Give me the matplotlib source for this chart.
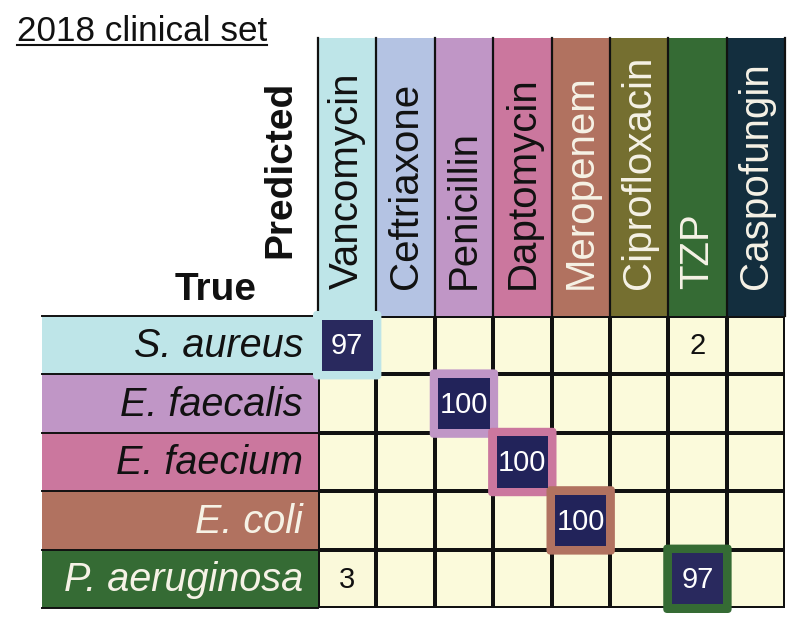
import matplotlib
matplotlib.use('Agg')
import matplotlib.pyplot as plt
import numpy as np
from matplotlib.colors import LinearSegmentedColormap, Normalize
from matplotlib.patches import Rectangle, FancyBboxPatch
from matplotlib.lines import Line2D

# ---- data ----
predicted = ['Vancomycin', 'Ceftriaxone', 'Penicillin', 'Daptomycin',
             'Meropenem', 'Ciprofloxacin', 'TZP', 'Caspofungin']
true_labels = ['S. aureus', 'E. faecalis', 'E. faecium', 'E. coli', 'P. aeruginosa']
row_s_aureus = [97, 0, 0, 0, 0, 0, 2, 0]
row_e_faecalis = [0, 0, 100, 0, 0, 0, 0, 0]
row_e_faecium = [0, 0, 0, 100, 0, 0, 0, 0]
row_e_coli = [0, 0, 0, 0, 100, 0, 0, 0]
row_p_aeruginosa = [3, 0, 0, 0, 0, 0, 97, 0]
correct_col = [0, 2, 3, 4, 6]

pred_colors = ['#BEE5E8', '#B4C3E3', '#C096C6', '#CB779E',
               '#B17260', '#756F30', '#356B34', '#132E3E']
pred_text_colors = ['#111111'] * 4 + ['#F6F2E6'] * 4
true_colors = ['#BEE5E8', '#C096C6', '#CB779E', '#B17260', '#356B34']
true_text_colors = ['#111111', '#111111', '#111111', '#F6F2E6', '#F6F2E6']

LIGHT = dict(family=['Liberation Sans', 'DejaVu Sans'], fontweight='normal')
BOLD = dict(family=['Liberation Sans', 'DejaVu Sans'], fontweight='bold')

values = np.array([row_s_aureus, row_e_faecalis, row_e_faecium, row_e_coli, row_p_aeruginosa])

W, H = 800, 631
fig = plt.figure(figsize=(W / 100, H / 100), dpi=100)
gx0, gx1, gy0, gy1 = 318, 785, 316, 608
ax = fig.add_axes([gx0 / W, 1 - gy1 / H, (gx1 - gx0) / W, (gy1 - gy0) / H])
nr, nc = values.shape
ax.set_xlim(0, nc)
ax.set_ylim(nr, 0)
ax.axis('off')
cw = (gx1 - gx0) / nc
ch = (gy1 - gy0) / nr
head_h = (gy0 - 38) / ch
lab_w = (gx0 - 42) / cw

cmap = LinearSegmentedColormap.from_list(
    'c', [(0, '#FBFADB'), (0.1, '#F9F8D6'), (1, '#22235A')])
norm = Normalize(0, 100)
ax.pcolormesh(np.arange(nc + 1), np.arange(nr + 1), values, cmap=cmap, norm=norm,
              edgecolors='#111111', linewidth=1.6, zorder=1)

# column headers
for j, name in enumerate(predicted):
    ax.add_patch(Rectangle((j, -head_h), 1, head_h, facecolor=pred_colors[j],
                           edgecolor='none', clip_on=False, zorder=0))
    ax.text(j + 0.5, -(gy0 - 289) / ch, name, rotation=90, ha='center', va='bottom',
            fontsize=29, color=pred_text_colors[j], clip_on=False, zorder=2, **LIGHT)
for j in range(nc + 1):
    ax.plot([j, j], [-head_h, 0], color='#111111', lw=1.6, clip_on=False, zorder=2)

# row labels
for i, name in enumerate(true_labels):
    ax.add_patch(Rectangle((-lab_w, i), lab_w, 1, facecolor=true_colors[i],
                           edgecolor='none', clip_on=False, zorder=0))
    ax.text(-(gx0 - 303) / cw, i + 0.52, name, ha='right', va='center', style='italic',
            fontsize=28.5, color=true_text_colors[i], clip_on=False, zorder=2, **LIGHT)
for i in range(nr + 1):
    ax.plot([-lab_w, 0], [i, i], color='#111111', lw=1.4, clip_on=False, zorder=2)

# highlighted (correct) cells
po = 5 / cw
pi = 3.5 / cw
for i, j in enumerate(correct_col):
    ax.add_patch(FancyBboxPatch((j - po, i - po), 1 + 2 * po, 1 + 2 * po,
                                boxstyle='round,pad=0,rounding_size=0.07',
                                facecolor=true_colors[i], edgecolor='none',
                                clip_on=False, zorder=3))
    ax.add_patch(Rectangle((j + pi, i + pi), 1 - 2 * pi, 1 - 2 * pi,
                           facecolor=cmap(norm(values[i, j])), edgecolor='none',
                           clip_on=False, zorder=4))

# cell values
for i in range(nr):
    for j in range(nc):
        v = values[i, j]
        if v > 0:
            ax.text(j + 0.5, i + 0.52, str(v), ha='center', va='center', fontsize=21,
                    color='white' if v > 50 else '#111111', zorder=5,
                    family=['Liberation Sans', 'DejaVu Sans'])

# titles
t = fig.text(17 / W, 1 - 41 / H, '2018 clinical set', fontsize=25.3, ha='left',
             va='baseline', color='#111111', **LIGHT)
fig.text(257 / W, 1 - 300 / H, 'True', fontsize=28, ha='right', va='baseline',
         color='#111111', **BOLD)
fig.text(298 / W, 1 - 258 / H, 'Predicted', fontsize=28, rotation=90, ha='right',
         va='bottom', color='#111111', **BOLD)

fig.canvas.draw()
bb = t.get_window_extent()
yl = (H - 45) / H
fig.add_artist(Line2D([bb.x0 / W, bb.x1 / W], [yl, yl], color='#111111', lw=1.5,
                      transform=fig.transFigure))

fig.savefig('out.png', dpi=100)
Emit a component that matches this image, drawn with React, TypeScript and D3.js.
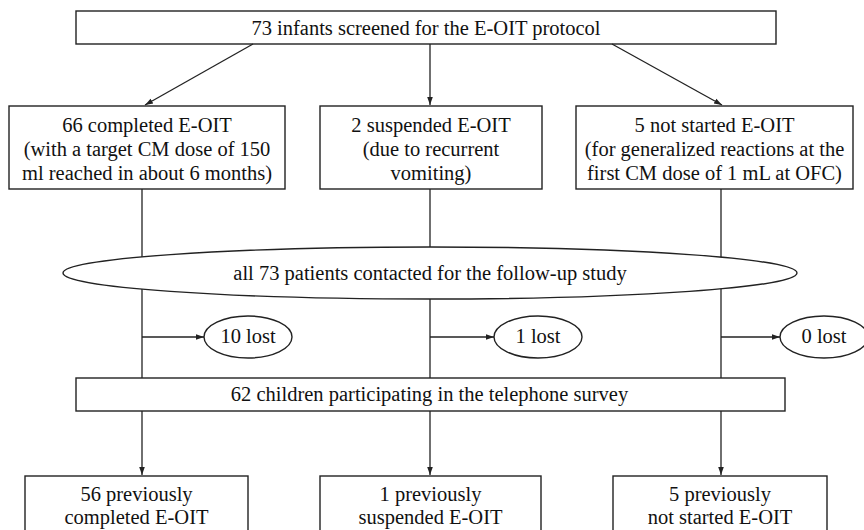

★ ★ ★ ★

Written task — Write the listing above out again exactly, dropping each image.

Exercise output —
Give me the matplotlib source for this chart.
import matplotlib
matplotlib.use('Agg')
import matplotlib.pyplot as plt
import numpy as np
from matplotlib.colors import LinearSegmentedColormap, Normalize
from matplotlib.patches import Rectangle, FancyBboxPatch
from matplotlib.lines import Line2D

# ---- data ----
predicted = ['Vancomycin', 'Ceftriaxone', 'Penicillin', 'Daptomycin',
             'Meropenem', 'Ciprofloxacin', 'TZP', 'Caspofungin']
true_labels = ['S. aureus', 'E. faecalis', 'E. faecium', 'E. coli', 'P. aeruginosa']
row_s_aureus = [97, 0, 0, 0, 0, 0, 2, 0]
row_e_faecalis = [0, 0, 100, 0, 0, 0, 0, 0]
row_e_faecium = [0, 0, 0, 100, 0, 0, 0, 0]
row_e_coli = [0, 0, 0, 0, 100, 0, 0, 0]
row_p_aeruginosa = [3, 0, 0, 0, 0, 0, 97, 0]
correct_col = [0, 2, 3, 4, 6]

pred_colors = ['#BEE5E8', '#B4C3E3', '#C096C6', '#CB779E',
               '#B17260', '#756F30', '#356B34', '#132E3E']
pred_text_colors = ['#111111'] * 4 + ['#F6F2E6'] * 4
true_colors = ['#BEE5E8', '#C096C6', '#CB779E', '#B17260', '#356B34']
true_text_colors = ['#111111', '#111111', '#111111', '#F6F2E6', '#F6F2E6']

LIGHT = dict(family=['Liberation Sans', 'DejaVu Sans'], fontweight='normal')
BOLD = dict(family=['Liberation Sans', 'DejaVu Sans'], fontweight='bold')

values = np.array([row_s_aureus, row_e_faecalis, row_e_faecium, row_e_coli, row_p_aeruginosa])

W, H = 800, 631
fig = plt.figure(figsize=(W / 100, H / 100), dpi=100)
gx0, gx1, gy0, gy1 = 318, 785, 316, 608
ax = fig.add_axes([gx0 / W, 1 - gy1 / H, (gx1 - gx0) / W, (gy1 - gy0) / H])
nr, nc = values.shape
ax.set_xlim(0, nc)
ax.set_ylim(nr, 0)
ax.axis('off')
cw = (gx1 - gx0) / nc
ch = (gy1 - gy0) / nr
head_h = (gy0 - 38) / ch
lab_w = (gx0 - 42) / cw

cmap = LinearSegmentedColormap.from_list(
    'c', [(0, '#FBFADB'), (0.1, '#F9F8D6'), (1, '#22235A')])
norm = Normalize(0, 100)
ax.pcolormesh(np.arange(nc + 1), np.arange(nr + 1), values, cmap=cmap, norm=norm,
              edgecolors='#111111', linewidth=1.6, zorder=1)

# column headers
for j, name in enumerate(predicted):
    ax.add_patch(Rectangle((j, -head_h), 1, head_h, facecolor=pred_colors[j],
                           edgecolor='none', clip_on=False, zorder=0))
    ax.text(j + 0.5, -(gy0 - 289) / ch, name, rotation=90, ha='center', va='bottom',
            fontsize=29, color=pred_text_colors[j], clip_on=False, zorder=2, **LIGHT)
for j in range(nc + 1):
    ax.plot([j, j], [-head_h, 0], color='#111111', lw=1.6, clip_on=False, zorder=2)

# row labels
for i, name in enumerate(true_labels):
    ax.add_patch(Rectangle((-lab_w, i), lab_w, 1, facecolor=true_colors[i],
                           edgecolor='none', clip_on=False, zorder=0))
    ax.text(-(gx0 - 303) / cw, i + 0.52, name, ha='right', va='center', style='italic',
            fontsize=28.5, color=true_text_colors[i], clip_on=False, zorder=2, **LIGHT)
for i in range(nr + 1):
    ax.plot([-lab_w, 0], [i, i], color='#111111', lw=1.4, clip_on=False, zorder=2)

# highlighted (correct) cells
po = 5 / cw
pi = 3.5 / cw
for i, j in enumerate(correct_col):
    ax.add_patch(FancyBboxPatch((j - po, i - po), 1 + 2 * po, 1 + 2 * po,
                                boxstyle='round,pad=0,rounding_size=0.07',
                                facecolor=true_colors[i], edgecolor='none',
                                clip_on=False, zorder=3))
    ax.add_patch(Rectangle((j + pi, i + pi), 1 - 2 * pi, 1 - 2 * pi,
                           facecolor=cmap(norm(values[i, j])), edgecolor='none',
                           clip_on=False, zorder=4))

# cell values
for i in range(nr):
    for j in range(nc):
        v = values[i, j]
        if v > 0:
            ax.text(j + 0.5, i + 0.52, str(v), ha='center', va='center', fontsize=21,
                    color='white' if v > 50 else '#111111', zorder=5,
                    family=['Liberation Sans', 'DejaVu Sans'])

# titles
t = fig.text(17 / W, 1 - 41 / H, '2018 clinical set', fontsize=25.3, ha='left',
             va='baseline', color='#111111', **LIGHT)
fig.text(257 / W, 1 - 300 / H, 'True', fontsize=28, ha='right', va='baseline',
         color='#111111', **BOLD)
fig.text(298 / W, 1 - 258 / H, 'Predicted', fontsize=28, rotation=90, ha='right',
         va='bottom', color='#111111', **BOLD)

fig.canvas.draw()
bb = t.get_window_extent()
yl = (H - 45) / H
fig.add_artist(Line2D([bb.x0 / W, bb.x1 / W], [yl, yl], color='#111111', lw=1.5,
                      transform=fig.transFigure))

fig.savefig('out.png', dpi=100)
Emit a component that matches this image, drawn with React, TypeScript and D3.js.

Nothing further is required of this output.